My Latest Beef
So Mae/Mizen and crew had me download and try Skype a few weeks ago...and it was fun chatting with the posse while raiding. Anyway I had it set up (because I was doing it in a hurry between kills) so that it auto loads when I turn my PC on. I don't hardly use that PC these days because it can't run photoshop cs or pretty much anything other then EQ1. It is a raid only machine ;) So there's my lonely computer with nothing going on with it but Skype which I had forgotten was still on. Well I went to my PC last night to download some stuffs for work and I had 70 gazillion messages off of Skype! They weren't from Mae, or Mizen or anyone else I knew. They were from random guys! To explain, Skype has you put in all this information so that "your friends can find you"...which at the time made sense to me because much like my Yahoo account, I have this thought in the back of my head that maybe someday some friend I went to highschool or something will randomly look me up and go HEY! and we can get in contact and what not.
ANYWAY, this as usual backfires...much like my Yahoo account I got all these messages from guys who "just want 2 talk 2 u" and who "liked my profile". Now UNLIKE yahoo, there is no picture of me on my profile...just a silly avatar...yet I actually had one of the guys say that they liked my picture!!
Two days ago I had three guys in the same day send me random messages on yahoo (I always respond with at least a "who be you" just in case it's someone from EQ or from some forum I'm on who sees my yahoo ID and wants to chat) asking me what my interests were...and when I told one of them I was married he says "yeah, me too...that's ok!"
So...how many of you girls have this issue and...WTF is up with these guys??
i know you are married but that's ok!
send me nude pics too plz.
i want to get to know you gilae.
i know you are married but that's ok!
send me nude pics too plz.
This for some reason beyond reckoning reminded me of "I'm a lumberjack but I'm ok! I sleep all night and I work all day!"
hey baby, how YOU doin?
a. they are actually female
b. what the hell they look like
c. what the hell their personality is like for real
d. that they aren't just some kid
e. or some undercover cop trying to bust their scum pedifile ass.
it's sad there are really such desperate people out there.
thanks
but send me those nekkid pics anyway gilae.
thanks
You'll have to find some nekkid pics of Beyonce and pretend like it's me.
That's what I do.
or do you wanna look like beyonce?
or both?
so are you saying you have a thing for beyonce?
or do you wanna look like beyonce?
or both?
I'm saying I DO look like Beyonce...in my own warped and tragically dillusional mind.
I'm saying I DO look like Beyonce...in my own warped and tragically dillusional mind.
oh ok.
i liked the idea that you had a thing for beyonce. then we'd have something in common!

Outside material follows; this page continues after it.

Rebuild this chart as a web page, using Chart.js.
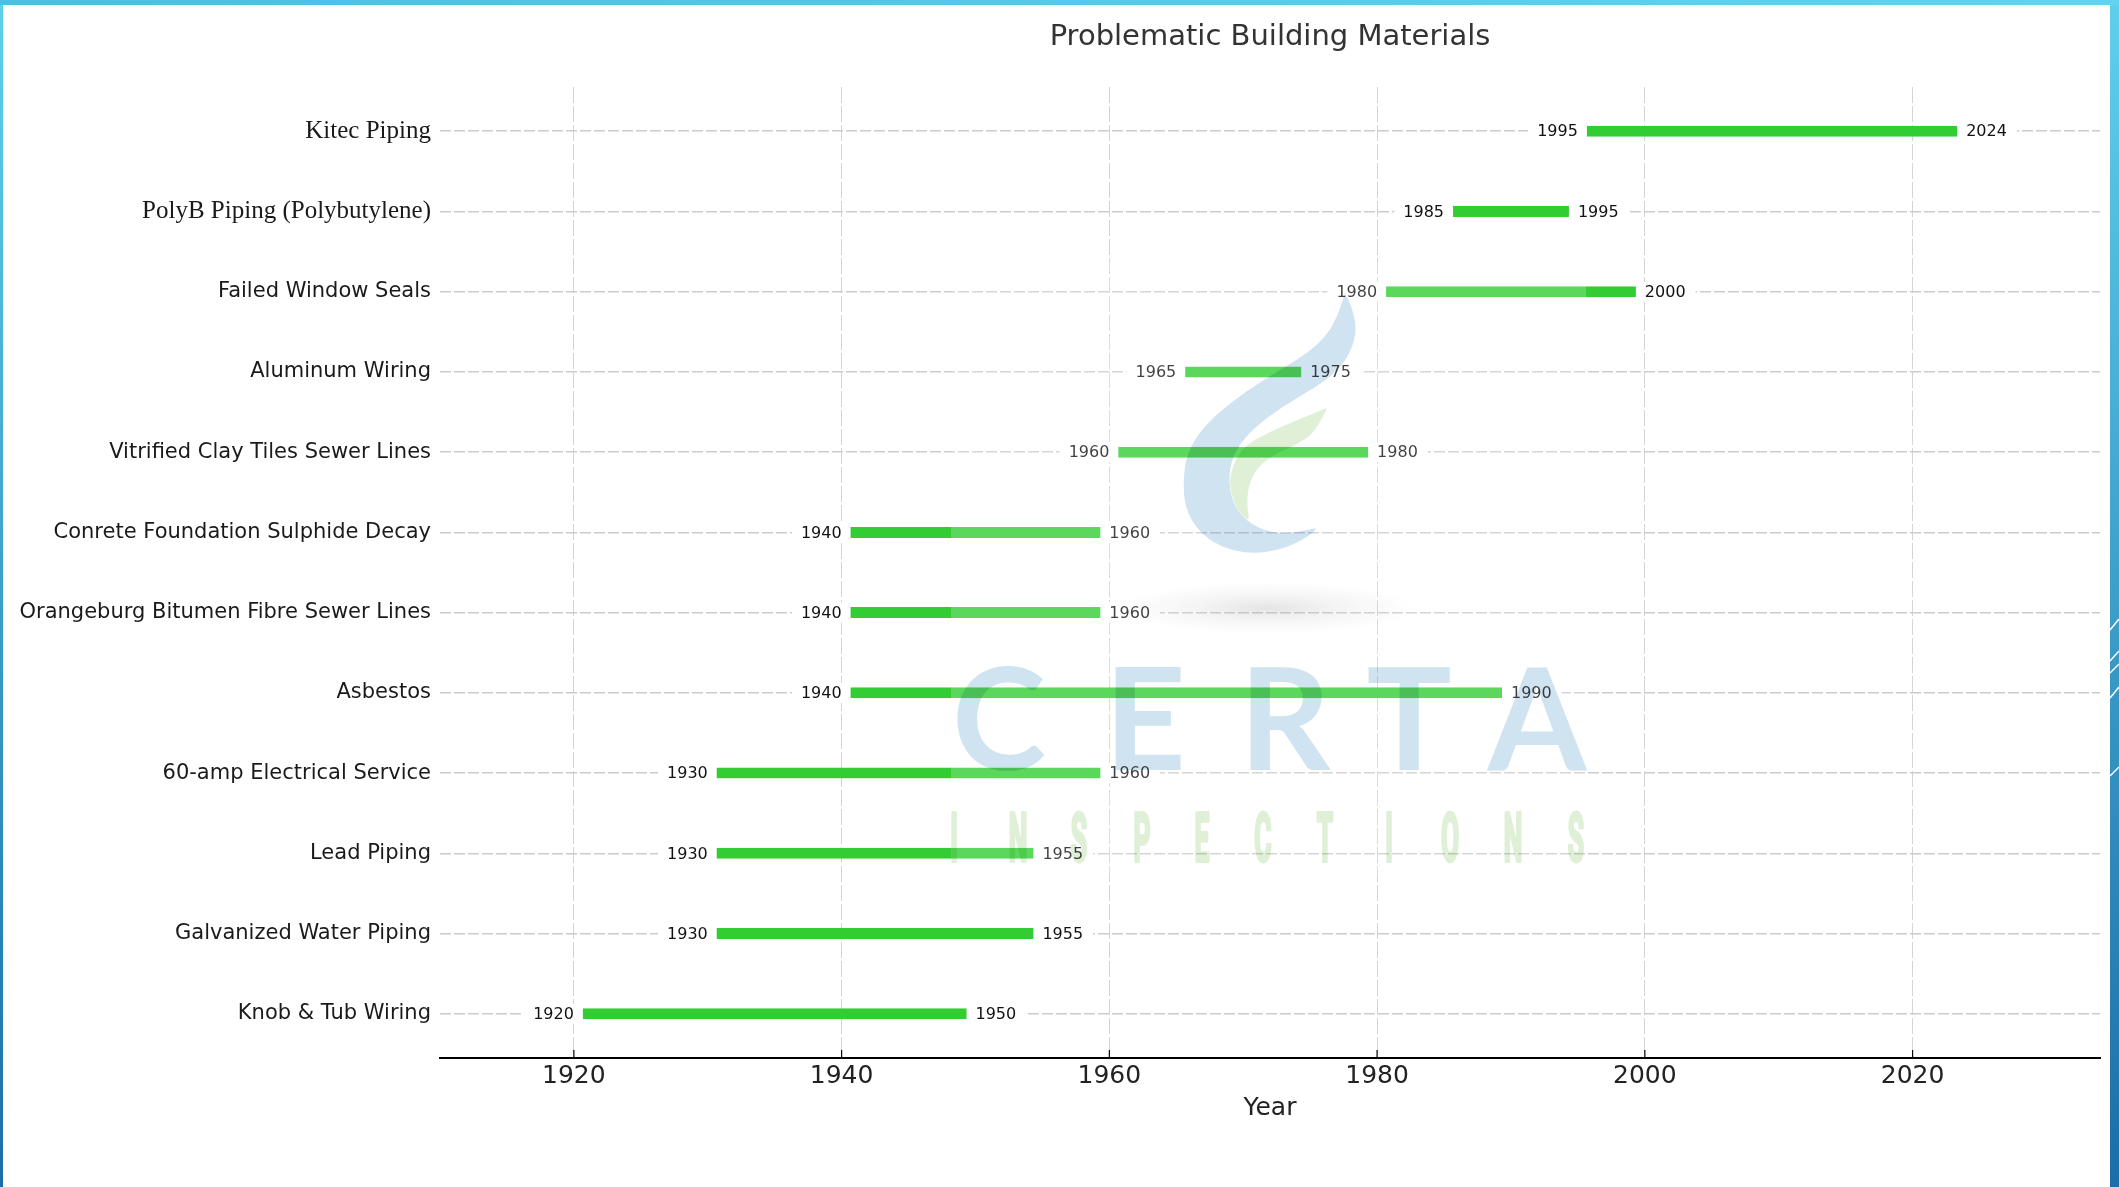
<!DOCTYPE html>
<html>
<head>
<meta charset="utf-8">
<script src="https://cdn.jsdelivr.net/npm/chart.js@4.4.1/dist/chart.umd.min.js"></script>
<style>
  html, body { margin: 0; padding: 0; background: #fff; }
  #wrap { position: relative; width: 2119px; height: 1187px; }
</style>
</head>
<body>
<div id="wrap"><canvas id="materialsChart"></canvas></div>
<script>
// top to bottom, as on the chart
const materials = [
  'Kitec Piping',
  'PolyB Piping (Polybutylene)',
  'Failed Window Seals',
  'Aluminum Wiring',
  'Vitrified Clay Tiles Sewer Lines',
  'Conrete Foundation Sulphide Decay',
  'Orangeburg Bitumen Fibre Sewer Lines',
  'Asbestos',
  '60-amp Electrical Service',
  'Lead Piping',
  'Galvanized Water Piping',
  'Knob & Tub Wiring'
];
const startYears = [1995, 1985, 1980, 1965, 1960, 1940, 1940, 1940, 1930, 1930, 1930, 1920];
const endYears   = [2024, 1995, 2000, 1975, 1980, 1960, 1960, 1990, 1960, 1955, 1955, 1950];
const yearTicks = [1920, 1940, 1960, 1980, 2000, 2020];
const serifLabels = ['Kitec Piping', 'PolyB Piping (Polybutylene)'];
const chartTitle = 'Problematic Building Materials';

// title centred over the plot area (not the whole canvas)
const plotTitle = {
  id: 'plotTitle',
  afterDraw(chart) {
    const { ctx, chartArea } = chart;
    ctx.save();
    ctx.font = '29px "DejaVu Sans"';
    ctx.fillStyle = '#333';
    ctx.textAlign = 'center';
    ctx.textBaseline = 'middle';
    ctx.fillText(chartTitle, (chartArea.left + chartArea.right) / 2, 37);
    ctx.restore();
  }
};

// year labels at both ends of each bar, plus inward tick marks on the x axis
const barLabels = {
  id: 'barLabels',
  afterDatasetsDraw(chart) {
    const { ctx, scales: { x, y }, chartArea } = chart;
    ctx.save();
    ctx.strokeStyle = '#000';
    ctx.lineWidth = 1.2;
    yearTicks.forEach(v => {
      const px = x.getPixelForValue(v);
      ctx.beginPath();
      ctx.moveTo(px, chartArea.bottom);
      ctx.lineTo(px, chartArea.bottom - 8);
      ctx.stroke();
    });
    ctx.font = '16px "DejaVu Sans"';
    ctx.textBaseline = 'middle';
    materials.forEach((m, i) => {
      const yy = y.getPixelForValue(i);
      const xs = x.getPixelForValue(startYears[i]);
      const xe = x.getPixelForValue(endYears[i]);
      const s = String(startYears[i]), e = String(endYears[i]);
      const ws = ctx.measureText(s).width, we = ctx.measureText(e).width;
      ctx.fillStyle = '#fff';
      ctx.fillRect(xs - ws - 9, yy - 10, ws + 14, 20);
      ctx.fillRect(xe - 4, yy - 10, we + 14, 20);
      ctx.fillStyle = '#111';
      ctx.textAlign = 'right';
      ctx.fillText(s, xs, yy + 1);
      ctx.textAlign = 'left';
      ctx.fillText(e, xe, yy + 1);
    });
    ctx.restore();
  }
};

function smoothPath(ctx, pts) {
  ctx.moveTo(pts[0][0], pts[0][1]);
  for (let i = 1; i < pts.length - 1; i++) {
    const mx = (pts[i][0] + pts[i + 1][0]) / 2, my = (pts[i][1] + pts[i + 1][1]) / 2;
    ctx.quadraticCurveTo(pts[i][0], pts[i][1], mx, my);
  }
  const last = pts[pts.length - 1];
  ctx.lineTo(last[0], last[1]);
}

// faded company logo sitting over the plot
const watermark = {
  id: 'watermark',
  afterDatasetsDraw(chart) {
    const ctx = chart.ctx;
    ctx.save();
    ctx.fillStyle = 'rgba(255,255,255,0.2)';
    ctx.fillRect(951, 262, 635, 615);

    ctx.save();
    ctx.translate(1268, 608);
    ctx.scale(150, 26);
    const g = ctx.createRadialGradient(0, 0, 0, 0, 0, 1);
    g.addColorStop(0, 'rgba(0,0,0,0.10)');
    g.addColorStop(0.5, 'rgba(0,0,0,0.04)');
    g.addColorStop(1, 'rgba(0,0,0,0)');
    ctx.fillStyle = g;
    ctx.beginPath();
    ctx.arc(0, 0, 1, 0, Math.PI * 2);
    ctx.fill();
    ctx.restore();

    // logo drawn on its own layer, then multiplied onto the chart once
    const off = document.createElement('canvas');
    off.width = ctx.canvas.width;
    off.height = ctx.canvas.height;
    const o = off.getContext('2d');

    o.fillStyle = '#cfe3f1';
    o.beginPath();
    smoothPath(o, [[1345, 293], [1337, 320], [1320, 343], [1297, 360], [1263, 380], [1230, 403],
      [1203, 427], [1187, 453], [1183, 480], [1185, 507], [1197, 530], [1220, 547], [1250, 554],
      [1280, 550], [1303, 540], [1320, 527], [1303, 531], [1280, 534], [1257, 528], [1238, 513],
      [1229, 490], [1230, 463], [1242, 440], [1267, 417], [1297, 398], [1327, 380], [1347, 360],
      [1357, 333], [1353, 310], [1345, 293]]);
    o.closePath();
    o.fill();

    o.fillStyle = '#dff0d7';
    o.beginPath();
    smoothPath(o, [[1327, 408], [1317, 430], [1300, 443], [1277, 453], [1257, 467], [1248, 487],
      [1247, 507], [1250, 523], [1237, 510], [1229, 487], [1232, 467], [1243, 447], [1267, 433],
      [1297, 420], [1327, 408]]);
    o.closePath();
    o.fill();

    o.fillStyle = '#cfe3f1';
    o.font = 'bold 142px Lato';
    o.textAlign = 'center';
    o.textBaseline = 'alphabetic';
    const certa = ['C', 'E', 'R', 'T', 'A'];
    const certaX = [999, 1145, 1285, 1409, 1537];
    certa.forEach((c, i) => o.fillText(c, certaX[i], 770));

    o.fillStyle = '#dff0d7';
    o.strokeStyle = '#dff0d7';
    o.lineWidth = 4;
    o.lineJoin = 'round';
    o.font = 'bold 66px Roboto';
    const insp = 'INSPECTIONS'.split('');
    const inspX = [954, 1018, 1079, 1142, 1202, 1263, 1325, 1389, 1450, 1513, 1576];
    insp.forEach((c, i) => {
      o.save();
      o.translate(inspX[i], 861);
      o.scale(0.4, 1);
      o.fillText(c, 0, 0);
      o.strokeText(c, 0, 0);
      o.restore();
    });

    ctx.globalCompositeOperation = 'multiply';
    ctx.drawImage(off, 0, 0);
    ctx.restore();
  }
};

// slide border
const frame = {
  id: 'frame',
  afterDraw(chart) {
    const { ctx, width, height } = chart;
    ctx.save();
    const g = ctx.createLinearGradient(0, 0, 0, height);
    g.addColorStop(0, '#5fd0ec');
    g.addColorStop(1, '#1b6ea8');
    ctx.fillStyle = g;
    ctx.fillRect(width - 9, 0, 9, height);
    ctx.fillRect(0, 0, 3, height);
    const gt = ctx.createLinearGradient(0, 0, width, 0);
    gt.addColorStop(0, '#4bbfe0');
    gt.addColorStop(1, '#62d2ee');
    ctx.fillStyle = gt;
    ctx.fillRect(0, 0, width, 5);
    ctx.strokeStyle = '#fff';
    ctx.lineWidth = 1.5;
    [[630, 619], [661, 651], [673, 664], [698, 687], [776, 767]].forEach(([a, b]) => {
      ctx.beginPath();
      ctx.moveTo(width - 9, a);
      ctx.lineTo(width, b);
      ctx.stroke();
    });
    ctx.restore();
  }
};

const chartCtx = document.getElementById('materialsChart').getContext('2d');

const materialsChart = new Chart(chartCtx, {
  type: 'bar',
  data: {
    datasets: [{
      data: materials.map((m, i) => ({ y: i, x: [startYears[i], endYears[i]] })),
      backgroundColor: '#32cd32',
      borderColor: '#ffffff',
      borderWidth: { left: 9, right: 9, top: 0, bottom: 0 },
      borderSkipped: false,
      barThickness: 11,
      inflateAmount: 0
    }]
  },
  options: {
    indexAxis: 'y',
    responsive: true,
    maintainAspectRatio: false,
    animation: false,
    layout: { padding: { left: 19, right: 19, top: 87, bottom: 64 } },
    plugins: {
      legend: { display: false },
      tooltip: { enabled: false },
      title: { display: false }
    },
    scales: {
      x: {
        type: 'linear',
        position: 'bottom',
        min: 1910,
        max: 2034,
        afterBuildTicks: s => { s.ticks = yearTicks.map(v => ({ value: v })); },
        afterFit: s => { s.height = 65; },
        grid: { color: '#d4d4d4', lineWidth: 1, drawTicks: false },
        border: { display: true, color: '#000', width: 2, dash: [16, 3] },
        ticks: {
          color: '#222',
          padding: 3,
          font: { family: 'DejaVu Sans', size: 25 },
          callback: v => String(v)
        },
        title: {
          display: true,
          text: 'Year',
          color: '#222',
          font: { family: 'DejaVu Sans', size: 25 },
          padding: { top: 0, bottom: 0 }
        }
      },
      y: {
        type: 'linear',
        reverse: true,
        min: -0.55,
        max: 11.55,
        offset: false,
        afterBuildTicks: s => { s.ticks = materials.map((m, i) => ({ value: i })); },
        afterFit: s => { s.width = 421; },
        grid: { color: '#cccccc', lineWidth: 1.5, drawTicks: false, offset: false },
        border: { display: false, dash: [11, 3] },
        ticks: {
          color: '#1a1a1a',
          padding: 9,
          font: c => serifLabels.includes(materials[c.tick ? c.tick.value : 0])
            ? { family: 'Liberation Serif', size: 25 }
            : { family: 'DejaVu Sans', size: 21 },
          callback: v => materials[v]
        }
      }
    }
  },
  plugins: [barLabels, watermark, frame, plotTitle]
});
</script>
</body>
</html>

along with probably more than half the world's population but hey! it's a start.
It's sad....for sure.
Anyway, this guy comes up to my desk and says, "Hey baby, how about a fuck?" (I nearly forgot to mention, you could smell the Brut aftershave from about 15 feet.) Eyes watering, I looked up at him, blinked a couple of times (I really could not believe my eyes,) glanced around for the hidden camera, then held up my left hand and said, "No, thanks, I am married." "That's ok, baby," he grinned, "C'mon, it'll be fun!" :shock: I think my jaw actually dropped at that point. I told him firmly that I was not interested and shrugged saying, "You don't know what you're missing." I felt like I desperately needed a shower. :x
I went into general manager's office after he left and said, "Terry, I KNOW there no chance in hell you are going to hire that guy but just in case, let me tell you what happened..." When I got done, Terry dropped his application in the wastebasket. I could have kissed him. When I got home and told my husband (now my ex) what had happened he said I should have fished out the app so he could get the guys address and show him what happens when he hits on other men's wives.
So, there's my gross guy story, every girl should have one.